The previous chapter introduced single-head attention, where each token examines the available context, measures relevance, and gathers information from other tokens. The representation of each token is now shaped by its context rather than fixed at the start.

However, there's a limitation to what a single attention head can capture, and understanding this limitation explains why transformers use multiple heads running in parallel rather than just one.

The Limitation of One Head

Single-head attention uses one set of projection matrices: W_Q, W_K, and W_V. These transform each token's embedding into a Query, a Key, and a Value. With one W_Q and one W_K, there is only one way to measure similarity between tokens, through the dot product of their projected Query and Key.

The result is one attention distribution based on this single similarity measure. The core issue is that with one set of projections, multiple notions of similarity are forced into a single attention pattern rather than being represented separately.

Multi-Head Attention

Multi-head attention addresses these limitations by running multiple attention operations in parallel.

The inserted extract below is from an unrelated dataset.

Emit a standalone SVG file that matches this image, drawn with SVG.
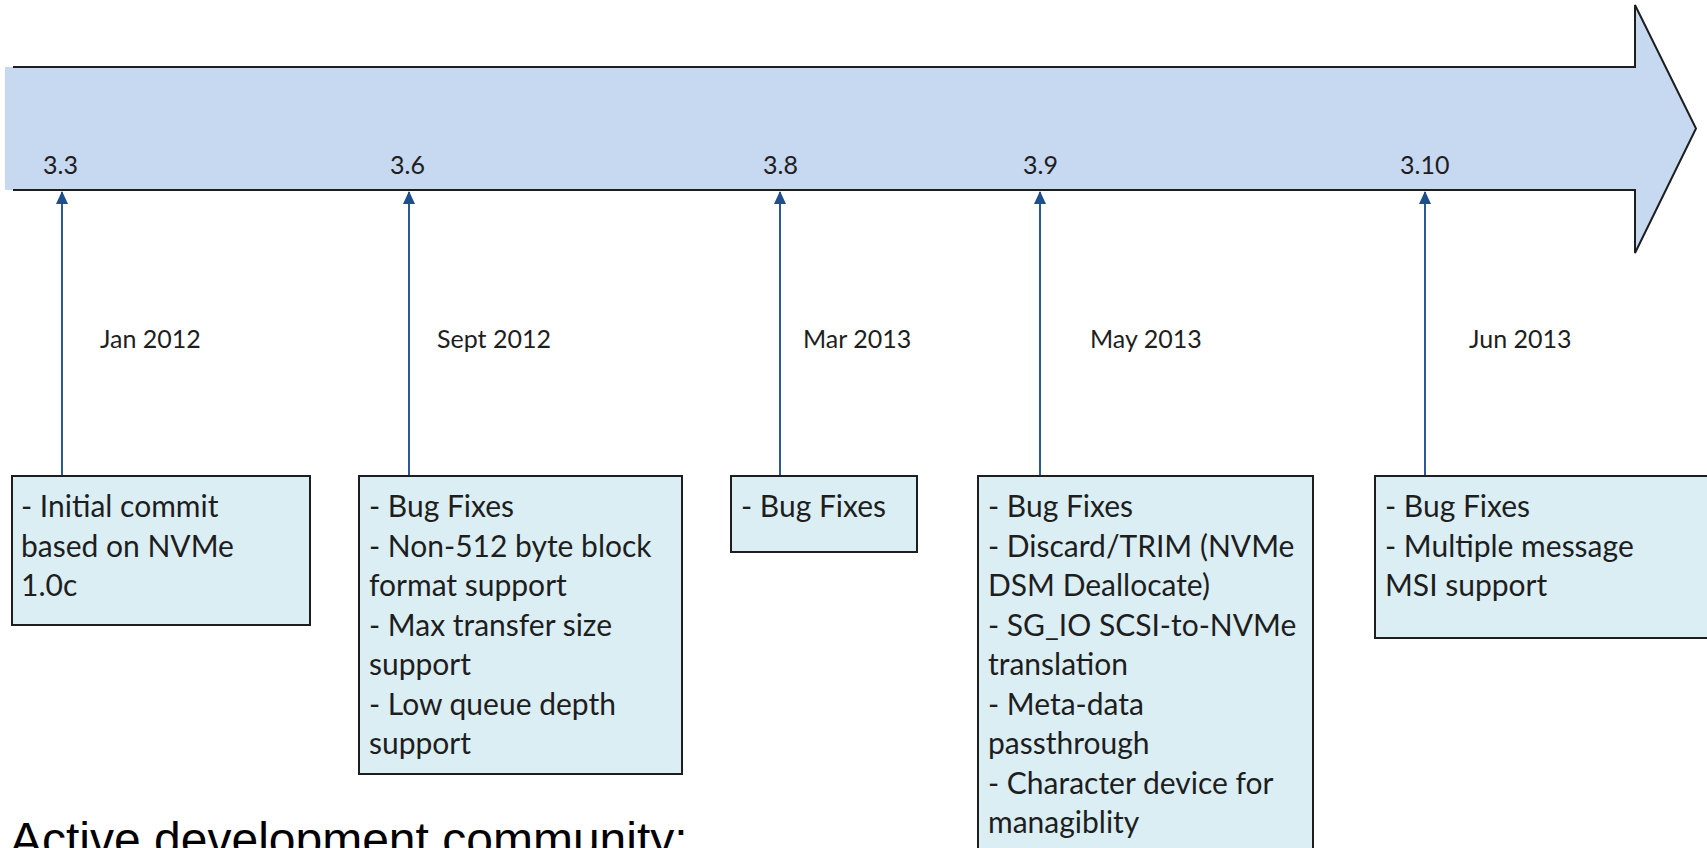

Each operation is called a head, and each head has its own independent set of projection matrices: its own W_Q, W_K, and W_V.

With separate projection matrices, each head defines its own way of measuring similarity through its own W_Q and W_K. As a result, tokens can attend to each other based on multiple notions of similarity at once.

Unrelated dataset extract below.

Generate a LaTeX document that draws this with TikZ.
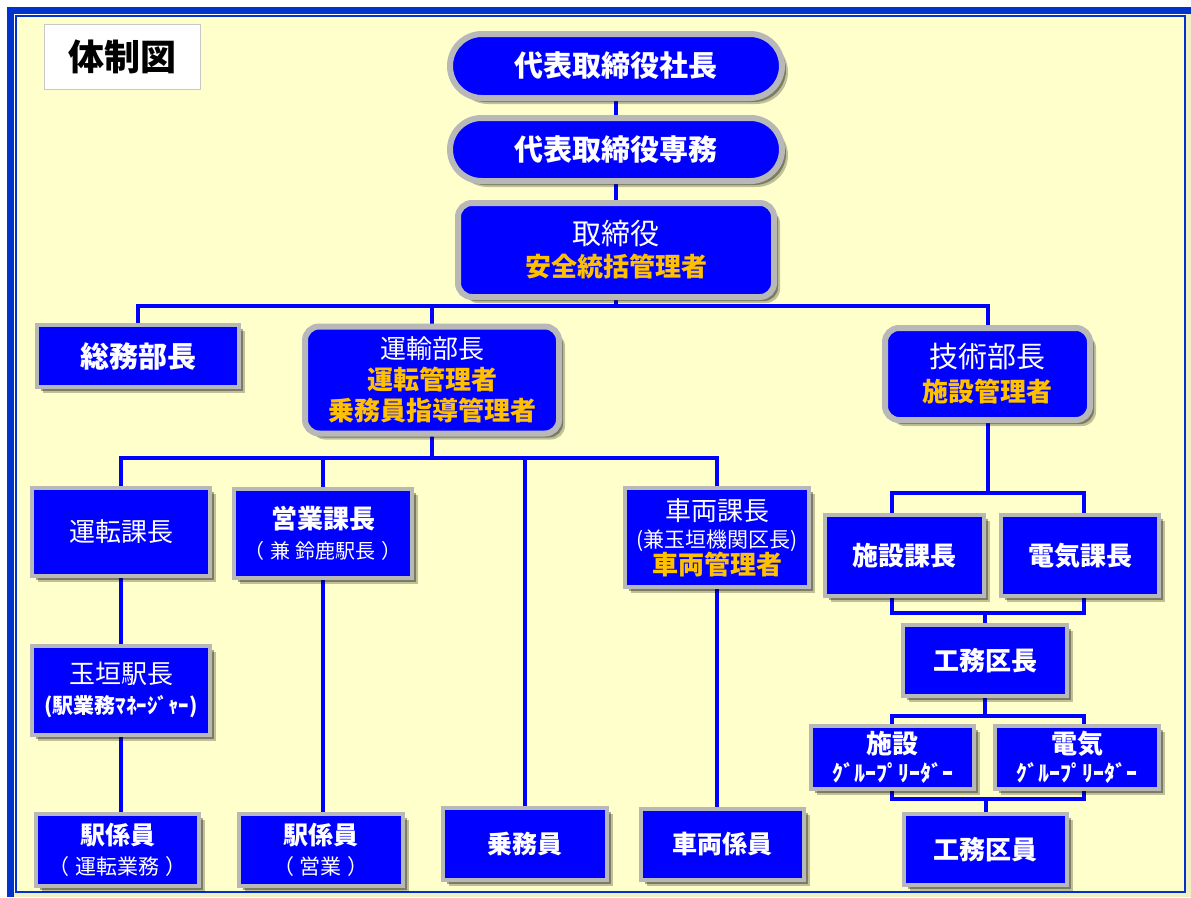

Each head computes its own attention distribution, so within each head, weights still sum to 1 and positions still compete for attention weight. But across heads, a position that receives weak attention in one can receive strong attention in another, and the final result combines outputs from all heads.

How It Works

Now that we understand the goal of capturing multiple independent relationships, let's walk through the mechanics of how the model achieves this.

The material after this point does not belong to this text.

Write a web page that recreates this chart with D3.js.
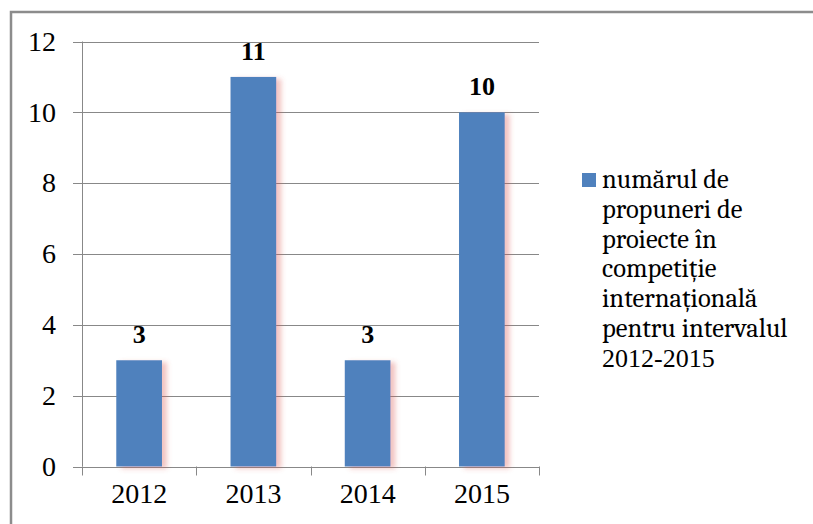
<!DOCTYPE html>
<html>
<head>
<meta charset="utf-8">
<script src="https://cdn.jsdelivr.net/npm/d3@7"></script>
<style>
  body { margin: 0; background: #fff; }
</style>
</head>
<body>
<div id="chart"></div>
<script>
const years = ["2012", "2013", "2014", "2015"];
const counts = [3, 11, 3, 10];
const yTicks = [0, 2, 4, 6, 8, 10, 12];
const legendLines = ["numărul de", "propuneri de", "proiecte în", "competiție", "internațională", "pentru intervalul", "2012-2015"];

const width = 813, height = 524;
const plot = { left: 82, right: 539, top: 41.5, bottom: 466.5 };
const textFont = "Caladea";
const numFont = "Liberation Serif";

const svg = d3.select("#chart").append("svg")
  .attr("width", width)
  .attr("height", height)
  .style("display", "block");

// soft reddish shadow like the office chart
const defs = svg.append("defs");
defs.append("filter")
    .attr("id", "shadow")
    .attr("x", "-20%").attr("y", "-5%")
    .attr("width", "160%").attr("height", "115%")
  .append("feDropShadow")
    .attr("dx", 5).attr("dy", 2)
    .attr("stdDeviation", 2.5)
    .attr("flood-color", "#d9534f")
    .attr("flood-opacity", 0.35);

// outer frame
svg.append("rect")
  .attr("x", 11).attr("y", 12)
  .attr("width", width + 10).attr("height", height + 10)
  .attr("fill", "none")
  .attr("stroke", "#8c8c8c")
  .attr("stroke-width", 2.5);

const x = d3.scaleBand()
  .domain(years)
  .range([plot.left, plot.right])
  .paddingInner(0.6)
  .paddingOuter(0.3);

const xGrid = d3.scaleBand()
  .domain(years)
  .range([plot.left, plot.right]);

const y = d3.scaleLinear()
  .domain([0, 12])
  .range([plot.bottom, plot.top]);

// gridlines
svg.append("g")
  .selectAll("line")
  .data(yTicks)
  .join("line")
    .attr("x1", plot.left - 9)
    .attr("x2", plot.right)
    .attr("y1", d => Math.round(y(d)) + 0.5)
    .attr("y2", d => Math.round(y(d)) + 0.5)
    .attr("stroke", "#888")
    .attr("stroke-width", 1);

// y axis line
svg.append("line")
  .attr("x1", plot.left + 0.5).attr("x2", plot.left + 0.5)
  .attr("y1", plot.top).attr("y2", plot.bottom)
  .attr("stroke", "#888");

// x ticks at category boundaries
const xBounds = years.map(d => xGrid(d)).concat([plot.right]);
svg.append("g")
  .selectAll("line")
  .data(xBounds)
  .join("line")
    .attr("x1", d => Math.round(d) + 0.5)
    .attr("x2", d => Math.round(d) + 0.5)
    .attr("y1", plot.bottom)
    .attr("y2", plot.bottom + 9)
    .attr("stroke", "#888");

// y labels
svg.append("g")
  .selectAll("text")
  .data(yTicks)
  .join("text")
    .attr("x", 56)
    .attr("y", d => y(d))
    .attr("dy", "0.33em")
    .attr("text-anchor", "end")
    .style("font-family", numFont)
    .style("font-size", "28px")
    .attr("fill", "#000")
    .text(d => d);

// x labels
svg.append("g")
  .selectAll("text")
  .data(years)
  .join("text")
    .attr("x", d => xGrid(d) + xGrid.bandwidth() / 2)
    .attr("y", 503)
    .attr("text-anchor", "middle")
    .style("font-family", numFont)
    .style("font-size", "28px")
    .attr("fill", "#000")
    .text(d => d);

// bars
svg.append("g")
  .selectAll("rect")
  .data(counts)
  .join("rect")
    .attr("x", (d, i) => x(years[i]))
    .attr("y", d => y(d))
    .attr("width", x.bandwidth())
    .attr("height", d => y(0) - y(d))
    .attr("fill", "#4f81bd")
    .attr("filter", "url(#shadow)");

// value labels
svg.append("g")
  .selectAll("text")
  .data(counts)
  .join("text")
    .attr("x", (d, i) => x(years[i]) + x.bandwidth() / 2)
    .attr("y", d => y(d) - 17)
    .attr("text-anchor", "middle")
    .style("font-family", numFont)
    .style("font-size", "26px")
    .style("font-weight", "bold")
    .attr("fill", "#000")
    .text(d => d);

// legend
const legend = svg.append("g");
legend.append("rect")
  .attr("x", 582).attr("y", 173)
  .attr("width", 14).attr("height", 14)
  .attr("fill", "#4f81bd");

legend.selectAll("text")
  .data(legendLines)
  .join("text")
    .attr("x", 602)
    .attr("y", (d, i) => 188 + i * 29.8)
    .style("font-family", (d, i) => i === legendLines.length - 1 ? numFont : textFont)
    .style("font-size", (d, i) => i === legendLines.length - 1 ? "26px" : "26.5px")
    .attr("fill", "#000")
    .text(d => d);
</script>
</body>
</html>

We start by projecting the input X into distinct Query, Key, and Value matrices for each head using independent weights (W_Q^i, W_K^i, W_V^i). Since each head has its own unique projection, it maps the input into a different subspace. This allows each head to define "relevance" in its own way, enabling the model to simultaneously attend to information based on completely different criteria.

Qi = X × WQi
Ki = X × WKi
Vi = X × WVi

With these specific projections, each head runs the standard attention function. It computes similarity scores using its own Queries and Keys, producing a unique attention distribution. All h heads perform this computation simultaneously.

headi = Attention(Qi, Ki, Vi)

Finally, the independent streams are merged. Concatenating the outputs from all heads restores the full dimensionality, yet keeps the information from each head isolated in its own segment. The subsequent multiplication with W_O allows these segments to interact. This projection mixes the distinct features discovered by different heads, integrating them into a single, unified representation.

MultiHead(X) = Concat(head1, ..., headh) × WO

If each head operated on the full model dimension d_model, adding more heads would increase the computational cost by a factor of h. To prevent this, standard implementations scale the projected size of each head down: d_k = d_model / h.

For a model with d_model = 768 and 12 heads, this means each head projects into just 64 dimensions. Because the heads are narrower, the total number of parameters across all h heads matches that of a single full-size head, giving us multiple perspectives without a massive increase in compute.

h × (d_model × d_model/h) = d_model × d_model

Summary
  • Single-head attention uses one set of weights, forcing the model to capture only a single type of relationship at a time
  • Multi-head attention projects the input into h independent subspaces, allowing it to attend to multiple distinct patterns simultaneously
  • The independent result vectors from each head are concatenated and projected through W_O to integrate them into a unified representation
  • By splitting the model dimension across heads (d_k = d_model/h), the parameter count and asymptotic compute remain similar to a single full-size head

Each token has now integrated information from its available context. The next chapter introduces the feed-forward network, which processes these enriched vectors independently.